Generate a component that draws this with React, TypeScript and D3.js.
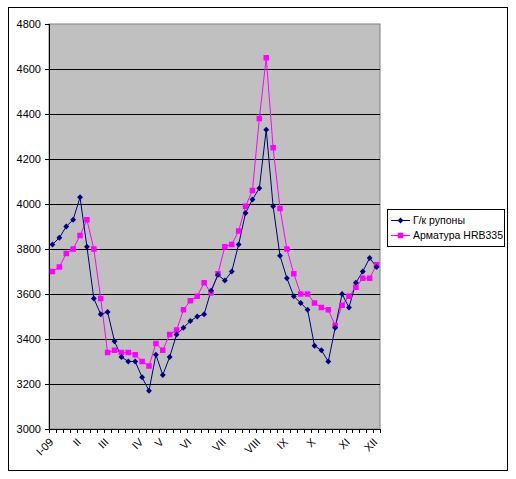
import React, { useEffect, useRef } from 'react';
import * as d3 from 'd3';

// weekly prices, 2009 (48 weeks)
const weekMonth = [
  'I-09', '', '', '', 'II', '', '', '', 'III', '', '', '', '', 'IV', '', '', 'V', '', '', '', 'VI', '', '', '', '',
  'VII', '', '', '', '', 'VIII', '', '', '', 'IX', '', '', '', 'X', '', '', '', '', 'XI', '', '', '', 'XII'
];
const rolls = [
  3820, 3850, 3900, 3930, 4030, 3810, 3580, 3510, 3520, 3390, 3320, 3300, 3300, 3230, 3170, 3330,
  3240, 3320, 3420, 3450, 3480, 3500, 3510, 3615, 3685, 3660, 3700, 3820, 3960, 4020, 4070, 4330,
  3990, 3770, 3670, 3590, 3560, 3530, 3370, 3350, 3300, 3450, 3600, 3540, 3650, 3700, 3760, 3720
];
const rebar = [
  3700, 3720, 3780, 3800, 3860, 3930, 3800, 3580, 3340, 3350, 3340, 3340, 3330, 3300, 3280, 3380,
  3350, 3420, 3440, 3530, 3570, 3590, 3650, 3605, 3690, 3810, 3820, 3880, 3990, 4060, 4380, 4650,
  4250, 3980, 3800, 3690, 3600, 3600, 3560, 3540, 3530, 3460, 3550, 3590, 3630, 3670, 3670, 3730
];
const yTicks = [3000, 3200, 3400, 3600, 3800, 4000, 4200, 4400, 4600, 4800];
const seriesNames = ['Г/к рупоны', 'Арматура HRB335'];

export default function App(): JSX.Element {
  const svgRef = useRef<SVGSVGElement>(null);

  useEffect(() => {
    const el = svgRef.current;
    if (el == null) return;
    const svg = d3.select(el);
    svg.selectAll('*').remove();

    const FONT = 'Arial, "Liberation Sans", sans-serif';
    const BLUE = '#000080';
    const PINK = '#FF00FF';
    const plot = { left: 49, right: 380, top: 24, bottom: 429 };

    // outer frame
    svg.append('rect')
      .attr('x', 8.5).attr('y', 7.5).attr('width', 499).attr('height', 463)
      .attr('fill', 'white').attr('stroke', '#000').attr('stroke-width', 1);

    const idx = weekMonth.map((_, i) => String(i));
    const x = d3.scaleBand().domain(idx).range([plot.left, plot.right]);
    const cx = (i: number) => (x(String(i)) || 0) + x.bandwidth() / 2;
    const y = d3.scaleLinear().domain([3000, 4800]).range([plot.bottom, plot.top]);

    svg.append('rect')
      .attr('x', plot.left).attr('y', plot.top)
      .attr('width', plot.right - plot.left).attr('height', plot.bottom - plot.top)
      .attr('fill', '#C0C0C0').attr('stroke', '#808080');

    // gridlines
    svg.selectAll('line.grid').data(yTicks.slice(1, -1)).enter().append('line')
      .attr('x1', plot.left).attr('x2', plot.right)
      .attr('y1', (d) => Math.round(y(d)) + 0.5).attr('y2', (d) => Math.round(y(d)) + 0.5)
      .attr('stroke', '#000').attr('stroke-width', 1);

    // y axis
    svg.append('line')
      .attr('x1', plot.left + 0.5).attr('x2', plot.left + 0.5)
      .attr('y1', plot.top).attr('y2', plot.bottom)
      .attr('stroke', '#000');
    svg.selectAll('line.ytick').data(yTicks).enter().append('line')
      .attr('x1', plot.left - 4).attr('x2', plot.left)
      .attr('y1', (d) => Math.round(y(d)) + 0.5).attr('y2', (d) => Math.round(y(d)) + 0.5)
      .attr('stroke', '#000');
    svg.selectAll('text.ylab').data(yTicks).enter().append('text')
      .attr('x', 41).attr('y', (d) => y(d)).attr('dy', '0.35em')
      .attr('text-anchor', 'end').attr('font-family', FONT).attr('font-size', 11)
      .text((d) => d);

    // x axis
    svg.append('line')
      .attr('x1', plot.left).attr('x2', plot.right)
      .attr('y1', plot.bottom + 0.5).attr('y2', plot.bottom + 0.5)
      .attr('stroke', '#000');
    const bounds = d3.range(weekMonth.length + 1).map((i) =>
      i < weekMonth.length ? x(String(i)) || 0 : plot.right);
    svg.selectAll('line.xtick').data(bounds).enter().append('line')
      .attr('x1', (d) => Math.round(d) + 0.5).attr('x2', (d) => Math.round(d) + 0.5)
      .attr('y1', plot.bottom).attr('y2', plot.bottom + 4)
      .attr('stroke', '#000');
    weekMonth.forEach((m, i) => {
      if (!m) return;
      svg.append('text')
        .attr('transform', `translate(${cx(i) - 1},440) rotate(-45)`)
        .attr('text-anchor', 'end').attr('dy', '0.35em')
        .attr('font-family', FONT).attr('font-size', 11)
        .text(m);
    });

    // series
    const line = d3.line<number>().x((_, i) => cx(i)).y((d) => y(d));
    svg.append('path').attr('d', line(rebar)).attr('fill', 'none')
      .attr('stroke', PINK).attr('stroke-width', 1);
    svg.append('path').attr('d', line(rolls)).attr('fill', 'none')
      .attr('stroke', BLUE).attr('stroke-width', 1);

    const diamond = d3.symbol().type(d3.symbolDiamond2).size(22);
    svg.selectAll('rect.sq').data(rebar).enter().append('rect')
      .attr('x', (_, i) => cx(i) - 2.75).attr('y', (d) => y(d) - 2.75)
      .attr('width', 5.5).attr('height', 5.5).attr('fill', PINK);
    svg.selectAll('path.dm').data(rolls).enter().append('path')
      .attr('d', diamond()).attr('transform', (d, i) => `translate(${cx(i)},${y(d)})`)
      .attr('fill', BLUE);

    // legend
    const lg = svg.append('g').attr('transform', 'translate(387,209)');
    lg.append('rect').attr('x', 0.5).attr('y', 0.5).attr('width', 117).attr('height', 37)
      .attr('fill', 'white').attr('stroke', '#000');
    [BLUE, PINK].forEach((c, k) => {
      const ly = 11.5 + k * 15;
      lg.append('line').attr('x1', 4).attr('x2', 23).attr('y1', ly).attr('y2', ly)
        .attr('stroke', c);
      if (k === 0) {
        lg.append('path').attr('d', diamond()).attr('transform', `translate(13.5,${ly})`).attr('fill', c);
      } else {
        lg.append('rect').attr('x', 10.75).attr('y', ly - 2.75).attr('width', 5.5).attr('height', 5.5).attr('fill', c);
      }
      lg.append('text').attr('x', 26).attr('y', ly).attr('dy', '0.35em')
        .attr('font-family', FONT).attr('font-size', 10.5).text(seriesNames[k]);
    });
  });

  return (
    <svg ref={svgRef} width={516} height={479}
      style={{ position: 'absolute', left: 0, top: 0, background: 'white' }} />
  );
}
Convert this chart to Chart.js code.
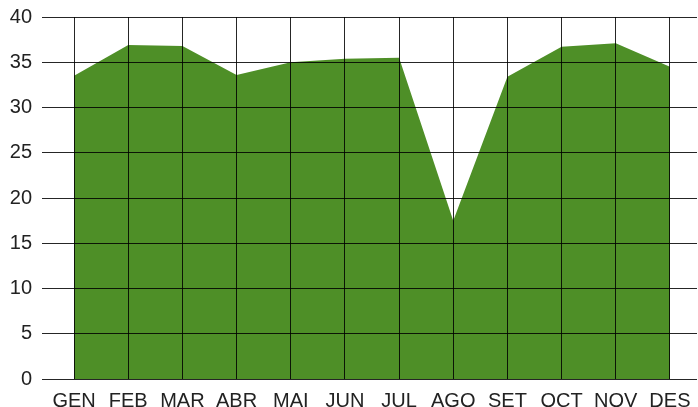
<!DOCTYPE html>
<html lang="ca">
<head>
    <meta charset="UTF-8">
    <title>Chart</title>
    <style>
        body {
            margin: 0;
            padding: 0;
            background-color: #ffffff;
        }
        #areaChart {
            display: block;
        }
    </style>
</head>
<body>
    <canvas id="areaChart" width="698" height="407"></canvas>
    <script src="https://cdn.jsdelivr.net/npm/chart.js@4/dist/chart.umd.min.js"></script>
    <script>
        // Months (Catalan abbreviations) and values
        const months = ["GEN", "FEB", "MAR", "ABR", "MAI", "JUN", "JUL", "AGO", "SET", "OCT", "NOV", "DES"];
        const values = [33.5, 36.9, 36.8, 33.6, 35.0, 35.4, 35.5, 17.5, 33.4, 36.7, 37.1, 34.5];
        const yTicks = [0, 5, 10, 15, 20, 25, 30, 35, 40];

        const green = "rgb(78, 143, 39)";
        const gridColor = "rgba(0, 0, 0, 0.85)";
        const tickFont = { family: "'Liberation Sans', Arial, sans-serif", size: 20 };

        const ctx = document.getElementById("areaChart").getContext("2d");
        new Chart(ctx, {
            type: "line",
            data: {
                labels: months,
                datasets: [{
                    data: values,
                    backgroundColor: green,
                    borderColor: green,
                    borderWidth: 0,
                    fill: "origin",
                    pointRadius: 0,
                    tension: 0
                }]
            },
            options: {
                responsive: false,
                animation: false,
                layout: { padding: { top: 17, right: 1, left: 0, bottom: 0 } },
                plugins: {
                    legend: { display: false },
                    tooltip: { enabled: false }
                },
                scales: {
                    x: {
                        offset: true,
                        border: { display: false },
                        grid: {
                            z: 1, // grid over the filled area
                            offset: false,
                            color: gridColor,
                            lineWidth: 1,
                            drawTicks: false
                        },
                        ticks: {
                            color: "#222",
                            font: tickFont,
                            padding: 10,
                            maxRotation: 0,
                            autoSkip: false
                        },
                        afterFit: function (scale) {
                            scale.height = 28;
                            scale.paddingLeft = 0;
                            scale.paddingRight = 0;
                        }
                    },
                    y: {
                        min: 0,
                        max: 40,
                        border: { display: false },
                        grid: {
                            z: 1,
                            color: gridColor,
                            lineWidth: 1,
                            drawTicks: true,
                            tickLength: 5
                        },
                        afterBuildTicks: function (scale) {
                            scale.ticks = yTicks.map(v => ({ value: v }));
                        },
                        ticks: {
                            color: "#222",
                            font: tickFont,
                            padding: 10
                        },
                        afterFit: function (scale) {
                            scale.width = 47;
                            scale.paddingTop = 0;
                            scale.paddingBottom = 0;
                        }
                    }
                }
            }
        });
    </script>
</body>
</html>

- - - - - - -

# Prompt:
Pictures stay out. Print the data exactly, from its first line through the line containing "import * as d3 from 'd3';".

# Final answer:
Generate a component that draws this with React, TypeScript and D3.js.
import React, { useEffect, useRef } from 'react';
import * as d3 from 'd3';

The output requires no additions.